Burkina Faso: Responsabilité pénale des dirigeants - le syndicat des avocats lance le débat

Le Syndicat des avocats du Faso (SYNAF) a animé, le vendredi 12 mai 2023, une conférence publique à Ouagadougou sur la « mise en oeuvre de la responsabilité pénale des dirigeants politiques ».

De plus en plus, les tribunaux burkinabè connaissent des affaires pénales qui impliquent les dirigeants politiques. Selon le Secrétaire général (SG) du Syndicat des avocats du Faso (SYNAF), Me Olivier Yelkouni, la mise en oeuvre de la responsabilité pénale des dirigeants politiques suscite toujours des controverses vives quant à la compétence des juridictions et à la procédure applicable.

C'est pourquoi, le SYNAF a animé, le vendredi 12 mai 2023, à Ouagadougou, une conférence publique sur le thème « Mise en oeuvre de la responsabilité pénale des dirigeants politiques ». L'objectif est d'examiner la mise en oeuvre de la responsabilité pénale à l'aune du droit positif structurel. Le thème a été présenté par Pr Médard Kienou, agrégé en droit public et enseignant à l'université Nazi-Boni de Bobo-Dioulasso.

Avant d'entamer sa communication, le conférencier est revenu sur la conférence de presse du Mouvement pour la démocratie et le vivre-ensemble, de Faiçal Nanema, tenue la veille. Une rencontre au cours de laquelle, M. Nanema a demandé la mise en accusation de l'ancien Président Roch Marc Christian Kaboré pour avoir négocié avec des groupes terroristes lors des campagnes électorales de 2020. « Avec cette conférence de presse, nous sommes déjà au coeur de notre conférence publique.

Peut-on mettre en accusation le président du Faso pour avoir fait ce qu'il a fait ? », s'est-il interrogé. Comme réaction, il a indiqué que s'agissant des dirigeants politiques, comme le président du Faso, les ministres et les députés, la question de la responsabilité pénale se pose parallèlement à celle de la responsabilité politique.

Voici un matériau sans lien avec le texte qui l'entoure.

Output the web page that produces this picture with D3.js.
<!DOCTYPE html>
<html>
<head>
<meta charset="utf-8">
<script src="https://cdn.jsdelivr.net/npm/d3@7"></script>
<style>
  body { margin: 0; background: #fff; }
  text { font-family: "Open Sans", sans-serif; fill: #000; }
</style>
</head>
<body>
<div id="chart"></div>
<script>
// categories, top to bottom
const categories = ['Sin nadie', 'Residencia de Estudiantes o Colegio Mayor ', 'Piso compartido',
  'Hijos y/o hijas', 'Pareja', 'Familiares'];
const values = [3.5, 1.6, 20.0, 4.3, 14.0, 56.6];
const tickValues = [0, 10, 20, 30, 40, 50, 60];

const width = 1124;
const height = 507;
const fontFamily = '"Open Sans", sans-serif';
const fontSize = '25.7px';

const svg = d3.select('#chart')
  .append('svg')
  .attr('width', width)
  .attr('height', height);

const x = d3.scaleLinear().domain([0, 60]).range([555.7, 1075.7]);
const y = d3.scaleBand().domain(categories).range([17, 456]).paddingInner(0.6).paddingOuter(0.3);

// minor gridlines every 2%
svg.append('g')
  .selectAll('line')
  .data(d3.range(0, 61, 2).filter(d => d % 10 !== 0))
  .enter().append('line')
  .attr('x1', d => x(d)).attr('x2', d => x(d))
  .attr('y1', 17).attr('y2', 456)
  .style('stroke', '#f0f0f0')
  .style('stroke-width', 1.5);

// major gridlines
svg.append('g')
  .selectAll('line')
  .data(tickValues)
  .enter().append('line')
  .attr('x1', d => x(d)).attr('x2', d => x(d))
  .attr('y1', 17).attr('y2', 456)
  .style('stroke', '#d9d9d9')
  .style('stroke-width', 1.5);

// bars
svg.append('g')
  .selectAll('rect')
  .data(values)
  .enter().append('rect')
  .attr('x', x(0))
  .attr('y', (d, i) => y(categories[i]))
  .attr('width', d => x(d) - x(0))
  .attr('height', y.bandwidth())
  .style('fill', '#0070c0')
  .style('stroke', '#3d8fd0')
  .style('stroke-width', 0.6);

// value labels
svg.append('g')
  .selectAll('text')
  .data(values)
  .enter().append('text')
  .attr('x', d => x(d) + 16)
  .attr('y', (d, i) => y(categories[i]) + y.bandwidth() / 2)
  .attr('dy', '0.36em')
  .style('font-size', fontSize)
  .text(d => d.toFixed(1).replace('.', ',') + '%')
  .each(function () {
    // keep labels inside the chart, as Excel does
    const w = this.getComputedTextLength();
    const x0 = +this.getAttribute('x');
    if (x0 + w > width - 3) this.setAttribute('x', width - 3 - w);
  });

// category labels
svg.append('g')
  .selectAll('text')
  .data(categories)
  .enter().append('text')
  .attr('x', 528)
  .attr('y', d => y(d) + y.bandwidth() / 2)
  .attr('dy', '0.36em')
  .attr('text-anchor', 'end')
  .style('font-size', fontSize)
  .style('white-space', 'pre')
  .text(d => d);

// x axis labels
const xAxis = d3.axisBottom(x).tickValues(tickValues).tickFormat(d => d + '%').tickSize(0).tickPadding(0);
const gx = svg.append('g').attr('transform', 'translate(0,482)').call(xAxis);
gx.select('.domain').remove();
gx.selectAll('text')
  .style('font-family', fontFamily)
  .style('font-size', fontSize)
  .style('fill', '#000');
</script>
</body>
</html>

A cet effet, il n'est pas toujours évident de faire la part des choses, c'est-à-dire entre leur responsabilité politique et pénale.

Cette question de responsabilité pénale des dirigeants a dû se poser véritablement dans l'histoire du Burkina, avec la mise en accusation du gouvernement Blaise Compaoré après l'insurrection populaire de 2014, devant la Haute cour de justice. A l'époque, Pr Médard Kienou a rappelé qu'il y a un certain nombre de questions qui n'avaient pas eu de réponses. Mais, il a expliqué que la récente décision du Conseil constitutionnel a permis de lever l'ambigüité sur certains aspects qui se posaient du point de vue de la responsabilité pénale.

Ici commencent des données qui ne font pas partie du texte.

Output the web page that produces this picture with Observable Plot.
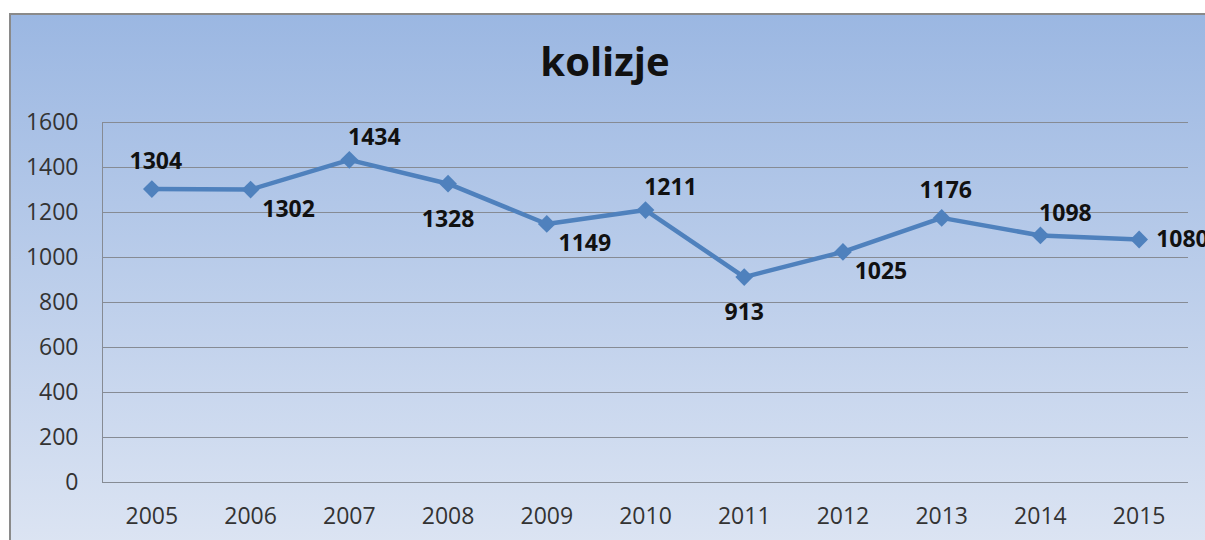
<!DOCTYPE html>
<html><head><meta charset="utf-8">
<script src="https://cdn.jsdelivr.net/npm/d3@7"></script>
<script src="https://cdn.jsdelivr.net/npm/@observablehq/plot@0.6"></script>
<style>
html,body{margin:0;padding:0;background:#fff;overflow:hidden;width:1205px;height:540px}
#frame{position:absolute;left:9px;top:13px;width:1210px;height:540px;border:2px solid #8a8a8a;background:linear-gradient(#9bb7e2,#dde5f3)}
#title{width:1188px;height:80px;text-align:center;font-family:"Open Sans";font-weight:bold;font-size:40px;line-height:92px;color:#111;overflow:visible}
#chart svg{display:block}
</style></head>
<body>
<div id="frame"><div id="title">kolizje</div><div id="chart"></div></div>
<script>
const years = ["2005","2006","2007","2008","2009","2010","2011","2012","2013","2014","2015"];
const collisions = [1304,1302,1434,1328,1149,1211,913,1025,1176,1098,1080];
const labelPlacement = ["top","bottomRight","topRight","bottom","bottomRight","topRight","bottom","bottomRight","top","topRight","right"];
const yTicks = [0,200,400,600,800,1000,1200,1400,1600];

const data = years.map((y,i)=>({year:y, value:collisions[i], place:labelPlacement[i]}));
const offsets = {
  top:{dx:4,dy:-27,textAnchor:"middle"},
  topRight:{dx:25,dy:-22,textAnchor:"middle"},
  bottomRight:{dx:38,dy:20,textAnchor:"middle"},
  bottom:{dx:0,dy:36,textAnchor:"middle"},
  right:{dx:17,dy:0,textAnchor:"start"}
};
const blue = "#4f81bd";
const labelMarks = Object.entries(offsets).map(([k,o]) =>
  Plot.text(data.filter(d=>d.place===k), {x:"year", y:"value", text:d=>String(d.value),
    dx:o.dx, dy:o.dy, textAnchor:o.textAnchor, fontSize:23, fontWeight:"bold", fill:"#111"}));

const chart = Plot.plot({
  width:1194, height:445,
  marginLeft:91, marginRight:17, marginTop:27, marginBottom:58,
  style:{fontFamily:"Open Sans", fontSize:"23px", color:"#333", background:"transparent", overflow:"visible"},
  x:{type:"point", domain:years, padding:0.5, round:false, label:null},
  y:{domain:[0,1600], label:null},
  marks:[
    Plot.gridY(yTicks, {stroke:"#868b94", strokeOpacity:1, strokeWidth:1}),
    Plot.frame({anchor:"left", stroke:"#868b94"}),
    Plot.axisY(yTicks, {tickSize:0, tickPadding:24, tickFormat:d=>String(d), label:null}),
    Plot.axisX({tickSize:0, tickPadding:25, label:null}),
    Plot.line(data, {x:"year", y:"value", stroke:blue, strokeWidth:4.5}),
    Plot.dot(data, {x:"year", y:"value", symbol:"diamond2", r:8, fill:blue, stroke:null}),
    ...labelMarks
  ]
});
document.getElementById("chart").appendChild(chart);
</script>
</body></html>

Il s'agit ,notamment de la répartition des compétences entre la Haute cour de justice et les autres juridictions de droit commun. Et avec la récente décision du Conseil constitutionnel, il est clair que la Haute cour de justice n'a compétence que pour poursuivre les crimes commis dans le cadre des fonctions des dirigeants politiques.

A ce sujet, le communicateur a expliqué que par exemple, si un ministre de la Culture commet des infractions dans le cadre de l'exercice de ses fonctions, cela relève de la Haute cour de justice et les autres infractions relèvent des juridictions de droit commun. Pour le président du Faso, il ne peut être poursuivi que par la Haute cour de justice que dans les trois infractions suivantes : la haute trahison, le détournement de deniers publics et attentat à la Constitution.

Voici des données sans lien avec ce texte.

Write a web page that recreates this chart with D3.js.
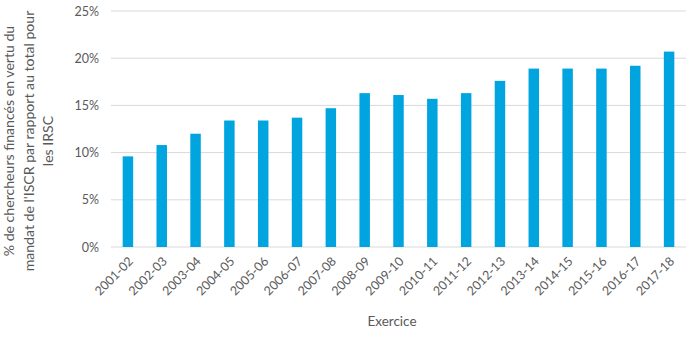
<!DOCTYPE html>
<html><head><meta charset="utf-8">
<script src="https://cdn.jsdelivr.net/npm/d3@7"></script>
<style>body{margin:0;background:#fff}svg{display:block}</style>
</head><body>
<svg id="c" width="700" height="340"></svg>
<script>
const categories = ["2001-02","2002-03","2003-04","2004-05","2005-06","2006-07","2007-08","2008-09","2009-10","2010-11","2011-12","2012-13","2013-14","2014-15","2015-16","2016-17","2017-18"];
const values = [9.6,10.8,12.0,13.4,13.4,13.7,14.7,16.3,16.1,15.7,16.3,17.6,18.9,18.9,18.9,19.2,20.7];
const yTicks = [0,5,10,15,20,25];
const yTitle = ["% de chercheurs financés en vertu du","mandat de l'ISCR par rapport au total pour","les IRSC"];
const xTitle = "Exercice";

const svg = d3.select("#c");
const font = "Lato, 'Open Sans', sans-serif";
const textCol = "#595959";
const m = {left:111, right:686, top:11, bottom:247};

const x = d3.scaleBand().domain(categories).range([m.left, m.right]).paddingInner(0.69).paddingOuter(0.345);
const y = d3.scaleLinear().domain([0,25]).range([m.bottom, m.top]);

// gridlines
svg.append("g").selectAll("line").data(yTicks).join("line")
  .attr("x1", m.left).attr("x2", m.right)
  .attr("y1", d=>y(d)).attr("y2", d=>y(d))
  .attr("stroke", "#d9d9d9").attr("stroke-width", 1);

// y tick labels
const yAxis = d3.axisLeft(y).tickValues(yTicks).tickSize(0).tickPadding(12).tickFormat(d=>d+"%");
const ya = svg.append("g").attr("transform", `translate(${m.left},0)`).call(yAxis);
ya.select(".domain").remove();
ya.selectAll("text").attr("fill", textCol).style("font-family", font).style("font-size","12.5px");

// bars
svg.append("g").selectAll("rect").data(values).join("rect")
  .attr("x", (d,i)=>x(categories[i]))
  .attr("width", x.bandwidth())
  .attr("y", d=>y(d))
  .attr("height", d=>y(0)-y(d))
  .attr("fill", "#00a5e0");

// x axis labels
const xAxis = d3.axisBottom(x).tickSize(0).tickPadding(0);
const xa = svg.append("g").attr("transform", `translate(0,${m.bottom})`).call(xAxis);
xa.select(".domain").remove();
xa.selectAll("text")
  .attr("fill", textCol).style("font-family", font).style("font-size","12.5px")
  .attr("text-anchor","end")
  .attr("dy", "0.35em")
  .attr("transform", "translate(3,12) rotate(-45)");

// axis titles
svg.append("text").attr("x", 392).attr("y", 326)
  .attr("text-anchor","middle").attr("fill", textCol)
  .style("font-family", font).style("font-size","13.5px").text(xTitle);

const yt = svg.append("text").attr("transform","translate(14,141) rotate(-90)")
  .attr("text-anchor","middle").attr("fill", textCol)
  .style("font-family", font).style("font-size","14.1px");
yTitle.forEach((t,i)=>{
  yt.append("tspan").attr("x",0).attr("y", i*19.5).text(t);
});
</script>
</body></html>
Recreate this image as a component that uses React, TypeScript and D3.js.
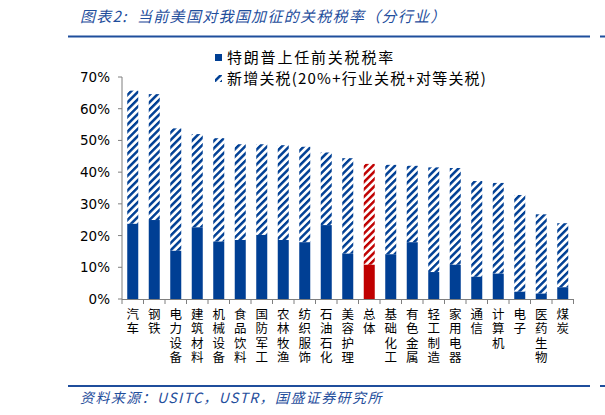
import React from "react";
import * as d3 from "d3";

const categories = ["汽车","钢铁","电力设备","建筑材料","机械设备","食品饮料","国防军工","农林牧渔","纺织服饰","石油石化","美容护理","总体","基础化工","有色金属","轻工制造","家用电器","通信","计算机","电子","医药生物","煤炭"];
const baseRates = [23.7,24.9,15.2,22.6,18.1,18.6,20.2,18.6,17.9,23.3,14.3,10.8,14.1,17.9,8.5,10.8,7.0,8.0,2.3,1.7,3.7];
const totalRates = [65.7,64.6,53.8,52.0,50.7,48.8,48.8,48.5,48.0,46.2,44.4,42.6,42.3,42.0,41.5,41.3,37.2,36.6,32.8,26.7,23.9];
const yTicks = [0,10,20,30,40,50,60,70];
const highlight = "总体";

const legendLabels = ["特朗普上任前关税税率", "新增关税(20%+行业关税+对等关税)"];
const titleText = "图表2:  当前美国对我国加征的关税税率（分行业）";
const sourceText = "资料来源：USITC，USTR，国盛证券研究所";

const BLUE = "#003F94";
const RED = "#C00000";
const HEAD = "#1F4E9C";
const AXIS = "#7f7f7f";
const CJK = "'Noto Sans CJK SC', 'Noto Sans', sans-serif";

export default function App() {
  const W = 605, H = 415;
  const x0 = 122, x1 = 573.5, yTop = 77, yBot = 299;
  const y = d3.scaleLinear().domain([0, 70]).range([yBot, yTop]);
  const x = d3.scaleBand<string>().domain(categories).range([x0, x1]).paddingInner(0.488).paddingOuter(0.244);
  const step = x.step();
  const bw = x.bandwidth();
  const gap = (step - bw) / 2;
  const boundaries = categories.map((c) => (x(c) as number) - gap).concat([x1]);

  return (
    <svg width={W} height={H} style={{ position: "absolute", left: 0, top: 0, background: "#fff" }}>
      <defs>
        <pattern id="stripeBlue" patternUnits="userSpaceOnUse" width={5.2} height={5.2} patternTransform="rotate(45)">
          <rect x={0} y={0} width={5.2} height={5.2} fill="#fff" />
          <rect x={0} y={0} width={2.5} height={5.2} fill={BLUE} />
        </pattern>
        <pattern id="stripeRed" patternUnits="userSpaceOnUse" width={5.2} height={5.2} patternTransform="rotate(45)">
          <rect x={0} y={0} width={5.2} height={5.2} fill="#fff" />
          <rect x={0} y={0} width={2.5} height={5.2} fill={RED} />
        </pattern>
      </defs>

      {/* Title */}
      <text x={80} y={22} fontFamily={CJK} fontSize={15} letterSpacing={1.3} fontStyle="italic" fill={HEAD} style={{ whiteSpace: "pre" }}>
        {titleText}
      </text>
      <line x1={68} x2={590} y1={36.5} y2={36.5} stroke={HEAD} strokeWidth={2} />
      <line x1={600} x2={605} y1={36.5} y2={36.5} stroke={HEAD} strokeWidth={2} />

      {/* Legend */}
      <rect x={215} y={54} width={7} height={7} fill={BLUE} />
      <text x={227} y={63} fontFamily={CJK} fontSize={15} letterSpacing={1.8} fill="#000">{legendLabels[0]}</text>
      <rect x={215} y={75} width={7} height={7} fill="url(#stripeBlue)" />
      <text x={227} y={84} fontFamily={CJK} fontSize={15} letterSpacing={1.2} fill="#000">{legendLabels[1]}</text>

      {/* Y axis */}
      <line x1={x0} x2={x0} y1={yTop} y2={yBot} stroke={AXIS} strokeWidth={1} />
      {yTicks.map((t) => (
        <g key={t}>
          <line x1={x0 - 4} x2={x0} y1={y(t)} y2={y(t)} stroke={AXIS} />
          <text x={110} y={y(t) + 5} textAnchor="end" fontFamily="'DejaVu Sans', Verdana, sans-serif" fontSize={13.5} fill="#000">
            {t + "%"}
          </text>
        </g>
      ))}

      {/* Bars */}
      {categories.map((c, i) => {
        const bx = x(c) as number;
        const isH = c === highlight;
        const col = isH ? RED : BLUE;
        return (
          <g key={c}>
            <rect x={bx} y={y(totalRates[i])} width={bw} height={y(baseRates[i]) - y(totalRates[i])} fill={isH ? "url(#stripeRed)" : "url(#stripeBlue)"} />
            <rect x={bx} y={y(baseRates[i])} width={bw} height={y(0) - y(baseRates[i])} fill={col} />
          </g>
        );
      })}

      {/* X axis */}
      <line x1={x0} x2={x1} y1={yBot + 0.5} y2={yBot + 0.5} stroke={AXIS} strokeWidth={1} />
      {boundaries.map((b, i) => (
        <line key={i} x1={b} x2={b} y1={yBot} y2={yBot + 5} stroke={AXIS} />
      ))}
      {categories.map((c) => {
        const cx = (x(c) as number) + bw / 2;
        return (
          <g key={c}>
            {Array.from(c).map((ch, j) => (
              <text key={j} x={cx} y={319 + j * 14.3} textAnchor="middle" fontFamily={CJK} fontSize={12.5} fill="#000">{ch}</text>
            ))}
          </g>
        );
      })}

      {/* Footer */}
      <line x1={68} x2={590} y1={386} y2={386} stroke={HEAD} strokeWidth={2} />
      <line x1={600} x2={605} y1={386} y2={386} stroke={HEAD} strokeWidth={2} />
      <text x={80} y={403} fontFamily={CJK} fontSize={14} letterSpacing={1.4} fontStyle="italic" fill={HEAD}>{sourceText}</text>
    </svg>
  );
}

Il a précisé que le droit burkinabè recèle des zones d'ombre par rapport à la mise en oeuvre de la responsabilité pénale des dirigeants politiques. « Pour l'instant, on n'a pas tranché la question de savoir si le chef de l'Etat ou les ministres peuvent être poursuivis pendant qu'ils sont toujours en fonction ou s'il faut attendre la fin de leur mandat », a-t-il fait savoir. Aussi, il a souligné qu'il n'y a aucune idée claire sur le fait que le Parlement puisse mettre en accusation le président du Faso alors qu'il est encore en fonction. Et, à l'entendre, la destitution n'est pas encore été prévue dans la Constitution.